Code that draws figures:
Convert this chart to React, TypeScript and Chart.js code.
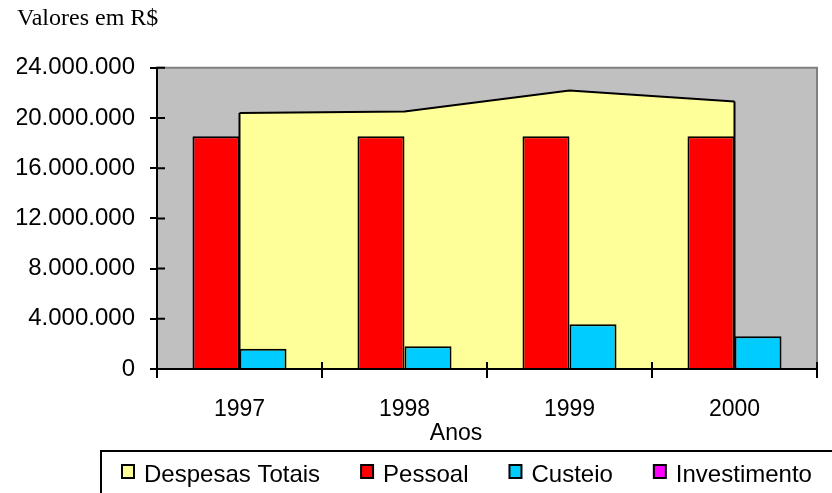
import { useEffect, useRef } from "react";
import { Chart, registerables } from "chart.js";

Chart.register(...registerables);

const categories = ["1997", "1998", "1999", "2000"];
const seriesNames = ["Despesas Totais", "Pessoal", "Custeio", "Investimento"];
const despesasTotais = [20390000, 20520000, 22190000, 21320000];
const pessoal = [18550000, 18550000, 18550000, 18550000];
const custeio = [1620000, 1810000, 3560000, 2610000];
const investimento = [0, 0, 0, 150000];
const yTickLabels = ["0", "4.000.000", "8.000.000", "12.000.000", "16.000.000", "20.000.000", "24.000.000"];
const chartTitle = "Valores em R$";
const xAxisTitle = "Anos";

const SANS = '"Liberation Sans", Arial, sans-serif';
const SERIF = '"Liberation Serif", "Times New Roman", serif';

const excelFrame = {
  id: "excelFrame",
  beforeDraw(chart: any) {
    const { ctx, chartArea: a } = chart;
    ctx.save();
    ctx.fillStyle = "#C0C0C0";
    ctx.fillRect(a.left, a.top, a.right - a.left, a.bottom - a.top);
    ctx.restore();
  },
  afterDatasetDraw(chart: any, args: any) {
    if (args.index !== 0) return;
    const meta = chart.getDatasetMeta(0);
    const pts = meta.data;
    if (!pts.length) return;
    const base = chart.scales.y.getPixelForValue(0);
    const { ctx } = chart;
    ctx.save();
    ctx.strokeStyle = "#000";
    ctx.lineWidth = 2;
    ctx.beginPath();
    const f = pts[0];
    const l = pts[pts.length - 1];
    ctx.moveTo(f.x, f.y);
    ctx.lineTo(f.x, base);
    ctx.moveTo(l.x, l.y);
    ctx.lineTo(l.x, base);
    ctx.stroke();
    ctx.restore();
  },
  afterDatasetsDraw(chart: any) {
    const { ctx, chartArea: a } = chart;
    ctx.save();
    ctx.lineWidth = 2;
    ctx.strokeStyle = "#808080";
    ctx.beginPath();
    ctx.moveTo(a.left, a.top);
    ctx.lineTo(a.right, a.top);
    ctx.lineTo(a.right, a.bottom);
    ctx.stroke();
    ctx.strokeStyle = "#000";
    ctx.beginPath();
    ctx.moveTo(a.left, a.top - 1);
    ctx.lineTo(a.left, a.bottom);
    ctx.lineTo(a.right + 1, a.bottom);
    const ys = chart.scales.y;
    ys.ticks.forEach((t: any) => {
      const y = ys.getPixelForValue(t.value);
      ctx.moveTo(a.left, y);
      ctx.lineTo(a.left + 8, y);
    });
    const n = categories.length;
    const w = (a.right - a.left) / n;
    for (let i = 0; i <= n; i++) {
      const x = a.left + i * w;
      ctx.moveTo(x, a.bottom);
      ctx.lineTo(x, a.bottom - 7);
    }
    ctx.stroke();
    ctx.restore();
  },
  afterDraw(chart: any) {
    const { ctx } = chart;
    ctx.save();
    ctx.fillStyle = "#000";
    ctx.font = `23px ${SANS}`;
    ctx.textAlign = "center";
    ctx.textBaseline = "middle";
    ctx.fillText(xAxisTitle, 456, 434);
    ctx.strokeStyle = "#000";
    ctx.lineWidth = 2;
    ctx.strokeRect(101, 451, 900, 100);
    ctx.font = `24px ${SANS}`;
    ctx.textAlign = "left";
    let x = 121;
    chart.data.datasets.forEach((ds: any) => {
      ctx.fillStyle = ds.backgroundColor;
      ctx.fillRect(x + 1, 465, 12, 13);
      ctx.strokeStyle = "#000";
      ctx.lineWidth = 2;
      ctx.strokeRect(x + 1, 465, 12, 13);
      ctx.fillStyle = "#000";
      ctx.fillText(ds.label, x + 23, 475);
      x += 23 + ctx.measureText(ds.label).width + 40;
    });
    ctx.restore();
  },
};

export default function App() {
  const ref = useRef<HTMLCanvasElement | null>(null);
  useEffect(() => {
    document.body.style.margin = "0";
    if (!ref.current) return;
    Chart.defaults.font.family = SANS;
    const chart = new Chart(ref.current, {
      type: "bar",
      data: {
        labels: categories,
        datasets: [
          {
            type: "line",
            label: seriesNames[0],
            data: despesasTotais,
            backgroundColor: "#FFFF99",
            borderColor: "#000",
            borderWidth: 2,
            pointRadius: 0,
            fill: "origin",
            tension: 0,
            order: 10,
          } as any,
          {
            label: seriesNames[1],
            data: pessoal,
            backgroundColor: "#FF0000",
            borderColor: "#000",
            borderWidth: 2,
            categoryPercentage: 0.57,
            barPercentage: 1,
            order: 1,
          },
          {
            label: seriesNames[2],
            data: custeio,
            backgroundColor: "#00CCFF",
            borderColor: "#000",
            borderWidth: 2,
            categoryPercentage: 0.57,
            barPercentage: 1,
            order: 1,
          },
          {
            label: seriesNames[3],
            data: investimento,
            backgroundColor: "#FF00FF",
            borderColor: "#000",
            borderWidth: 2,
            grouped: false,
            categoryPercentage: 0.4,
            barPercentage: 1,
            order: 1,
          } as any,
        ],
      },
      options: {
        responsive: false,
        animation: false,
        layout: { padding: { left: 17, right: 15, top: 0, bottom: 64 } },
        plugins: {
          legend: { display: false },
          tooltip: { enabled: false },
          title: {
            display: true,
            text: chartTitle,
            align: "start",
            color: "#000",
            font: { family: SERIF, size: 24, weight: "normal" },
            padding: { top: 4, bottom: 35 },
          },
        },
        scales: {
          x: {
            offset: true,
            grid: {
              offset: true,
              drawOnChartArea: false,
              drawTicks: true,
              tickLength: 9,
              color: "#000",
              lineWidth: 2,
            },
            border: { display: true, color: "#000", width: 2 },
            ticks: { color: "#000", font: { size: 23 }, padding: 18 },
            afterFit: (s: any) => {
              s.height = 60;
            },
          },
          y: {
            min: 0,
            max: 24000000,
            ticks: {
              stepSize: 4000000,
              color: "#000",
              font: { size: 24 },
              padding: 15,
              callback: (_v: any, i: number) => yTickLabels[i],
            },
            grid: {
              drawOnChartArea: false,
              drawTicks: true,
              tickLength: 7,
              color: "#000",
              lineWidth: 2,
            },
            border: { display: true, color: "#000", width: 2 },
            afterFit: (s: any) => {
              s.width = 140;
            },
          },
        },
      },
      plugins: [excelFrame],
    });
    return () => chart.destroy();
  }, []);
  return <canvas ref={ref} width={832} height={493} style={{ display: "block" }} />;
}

...

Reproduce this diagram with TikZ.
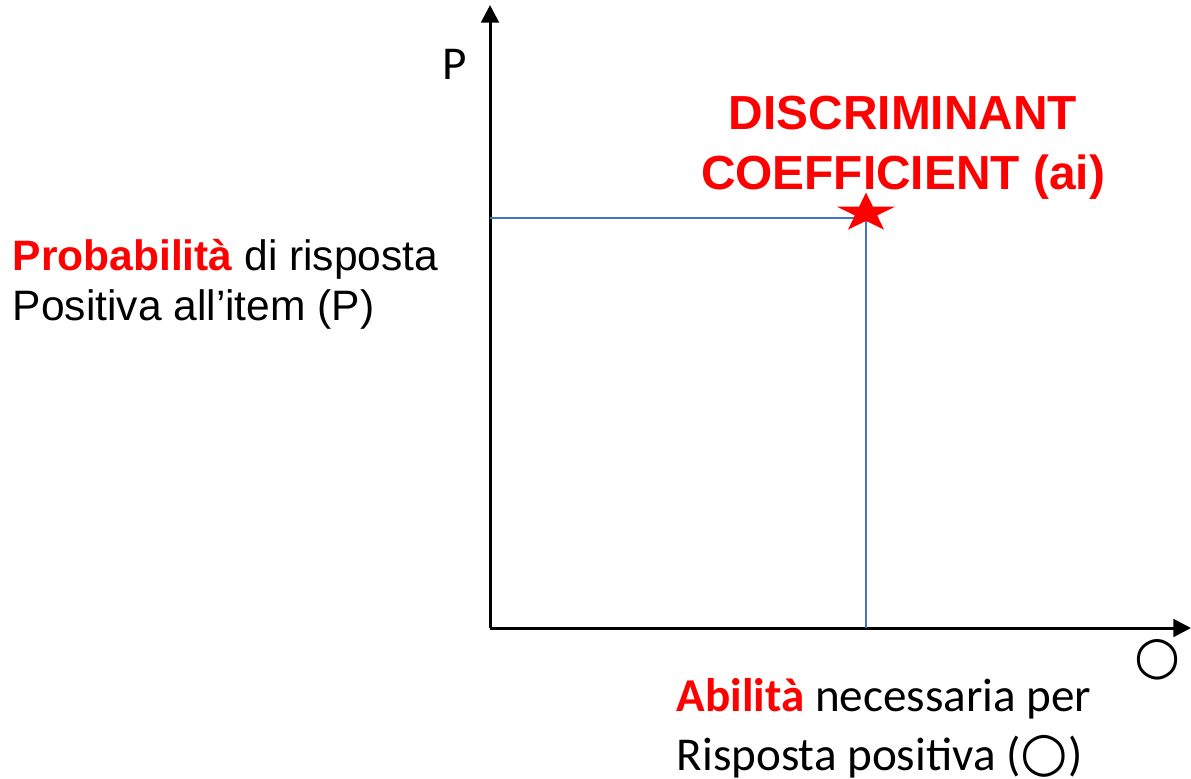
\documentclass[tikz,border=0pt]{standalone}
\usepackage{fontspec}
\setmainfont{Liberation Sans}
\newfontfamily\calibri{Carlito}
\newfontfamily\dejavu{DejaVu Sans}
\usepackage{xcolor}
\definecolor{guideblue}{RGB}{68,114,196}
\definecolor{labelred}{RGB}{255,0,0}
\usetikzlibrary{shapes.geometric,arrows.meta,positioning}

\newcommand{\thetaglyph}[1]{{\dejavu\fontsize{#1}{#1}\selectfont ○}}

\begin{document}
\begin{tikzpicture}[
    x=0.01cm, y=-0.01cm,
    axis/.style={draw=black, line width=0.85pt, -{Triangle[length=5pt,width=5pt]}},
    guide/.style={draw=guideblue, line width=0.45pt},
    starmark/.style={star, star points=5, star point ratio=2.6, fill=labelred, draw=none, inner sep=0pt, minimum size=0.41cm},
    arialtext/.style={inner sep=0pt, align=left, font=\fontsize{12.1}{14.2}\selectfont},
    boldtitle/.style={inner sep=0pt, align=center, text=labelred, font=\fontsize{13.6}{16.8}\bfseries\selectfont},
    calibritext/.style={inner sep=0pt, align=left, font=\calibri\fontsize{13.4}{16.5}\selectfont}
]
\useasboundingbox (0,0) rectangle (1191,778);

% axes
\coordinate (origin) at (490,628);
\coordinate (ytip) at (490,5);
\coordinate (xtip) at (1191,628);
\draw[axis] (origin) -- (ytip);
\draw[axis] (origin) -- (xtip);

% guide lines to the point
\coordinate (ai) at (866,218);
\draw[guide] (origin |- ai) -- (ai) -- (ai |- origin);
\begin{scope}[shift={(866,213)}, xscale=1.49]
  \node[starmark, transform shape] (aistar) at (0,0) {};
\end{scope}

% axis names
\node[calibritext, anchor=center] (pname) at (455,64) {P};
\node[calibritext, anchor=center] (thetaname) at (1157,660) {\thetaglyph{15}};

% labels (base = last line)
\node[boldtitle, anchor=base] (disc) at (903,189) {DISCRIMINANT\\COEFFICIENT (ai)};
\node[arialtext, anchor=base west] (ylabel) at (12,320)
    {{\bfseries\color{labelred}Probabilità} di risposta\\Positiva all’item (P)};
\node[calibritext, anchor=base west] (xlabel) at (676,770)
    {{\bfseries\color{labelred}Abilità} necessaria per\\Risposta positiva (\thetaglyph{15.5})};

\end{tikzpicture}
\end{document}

_Goal_: Quote the data above exactly from the line with "Reproduce this diagram with TikZ." to the line with "(origin) -- (xtip);", both ends counted, and nothing else. Pictures don't go in.

_Reply to the task_:
Reproduce this diagram with TikZ.
\documentclass[tikz,border=0pt]{standalone}
\usepackage{fontspec}
\setmainfont{Liberation Sans}
\newfontfamily\calibri{Carlito}
\newfontfamily\dejavu{DejaVu Sans}
\usepackage{xcolor}
\definecolor{guideblue}{RGB}{68,114,196}
\definecolor{labelred}{RGB}{255,0,0}
\usetikzlibrary{shapes.geometric,arrows.meta,positioning}

\newcommand{\thetaglyph}[1]{{\dejavu\fontsize{#1}{#1}\selectfont ○}}

\begin{document}
\begin{tikzpicture}[
    x=0.01cm, y=-0.01cm,
    axis/.style={draw=black, line width=0.85pt, -{Triangle[length=5pt,width=5pt]}},
    guide/.style={draw=guideblue, line width=0.45pt},
    starmark/.style={star, star points=5, star point ratio=2.6, fill=labelred, draw=none, inner sep=0pt, minimum size=0.41cm},
    arialtext/.style={inner sep=0pt, align=left, font=\fontsize{12.1}{14.2}\selectfont},
    boldtitle/.style={inner sep=0pt, align=center, text=labelred, font=\fontsize{13.6}{16.8}\bfseries\selectfont},
    calibritext/.style={inner sep=0pt, align=left, font=\calibri\fontsize{13.4}{16.5}\selectfont}
]
\useasboundingbox (0,0) rectangle (1191,778);

% axes
\coordinate (origin) at (490,628);
\coordinate (ytip) at (490,5);
\coordinate (xtip) at (1191,628);
\draw[axis] (origin) -- (ytip);
\draw[axis] (origin) -- (xtip);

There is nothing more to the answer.